Self-Drawn

What Is Self-Drawn

Self-Drawn in Chinese Mahjong is a 1-fan bonus for drawing your own winning tile from the wall, whether your hand is concealed or partially melded. It synergizes especially well with concealed strategies and can be a natural addition to other 1-fan or higher-value patterns.

The Tile Pattern of Self-Drawn

The Final Tile from the Wall: The crucial aspect is the source of the winning tile: you must draw it yourself from the live wall (or the extra draw if you declared a Kong, depending on rules).

No Specific Suit/Tile Requirements: Unlike other patterns, Self-Drawn does not impose restrictions on which tiles or suits appear in your hand. The only requirement is that you personally draw the winning tile.

Applicable to Any Hand Structure: You can complete your hand with sets (chows, pungs, kongs) and a pair in any combination. As long as you draw the final tile on your turn, you get the Self-Drawn bonus.

Fan Value of Self-Drawn

Under Chinese Mahjong, Self-Drawn is typically worth 1 fan. This 1-fan bonus stacks with any other patterns you fulfill in your hand. For instance, if you also have No Honors or Edge Wait, you add those fans together for the final score.

Strategies and Considerations of Self-Drawn

Concealed Hands vs. Quick Melds

  • While you can still claim Self-Drawn with melded sets, fully concealed hands often benefit more if they can also claim “Fully Concealed Hand” patterns.
  • If speed is your priority, you might form melds quickly. You’ll still get the Self-Drawn fan if you draw your winning tile, but you lose potential bonuses tied to being concealed.

Tile Counting and Wall Reading: Keep track of how many copies of your waiting tile have been discarded or are visible in melds. If very few copies remain, you may want to shift to a faster approach or a different wait. If many remain in the wall, waiting for a self-draw could be more appealing.

Timing: If you suspect another player is close to winning, you might decide to finish faster by calling a discard rather than trying to self-draw. Balancing the risk of someone else going out with your desire for the extra fan is key.

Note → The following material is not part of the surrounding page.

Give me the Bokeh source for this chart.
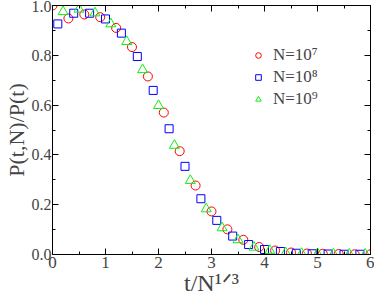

No Guarantee: Self-drawing is inherently luck-based—there is no certainty you will draw your needed tile, especially if the game is close to the last few tiles. Evaluate whether the incremental +1 fan is worth potentially missing a safer or quicker win on a discard.

Combining Self-Drawn with Other Patterns

  • Fully Concealed Hand: In many rulesets, a fully concealed hand that also wins by self-draw might get multiple fan bonuses—one for Self-Drawn and one for having no melded sets.
  • Wait-Based Bonuses: If your final wait is also an Edge Wait, Closed Wait, or Single Wait, you can add +1 fan for Self-Drawn and +1 fan for the specific wait pattern.
  • Suit-Based Patterns: Self-draw does not conflict with No Honors, One-Void Suit, or other tile-composition patterns. It simply adds on top.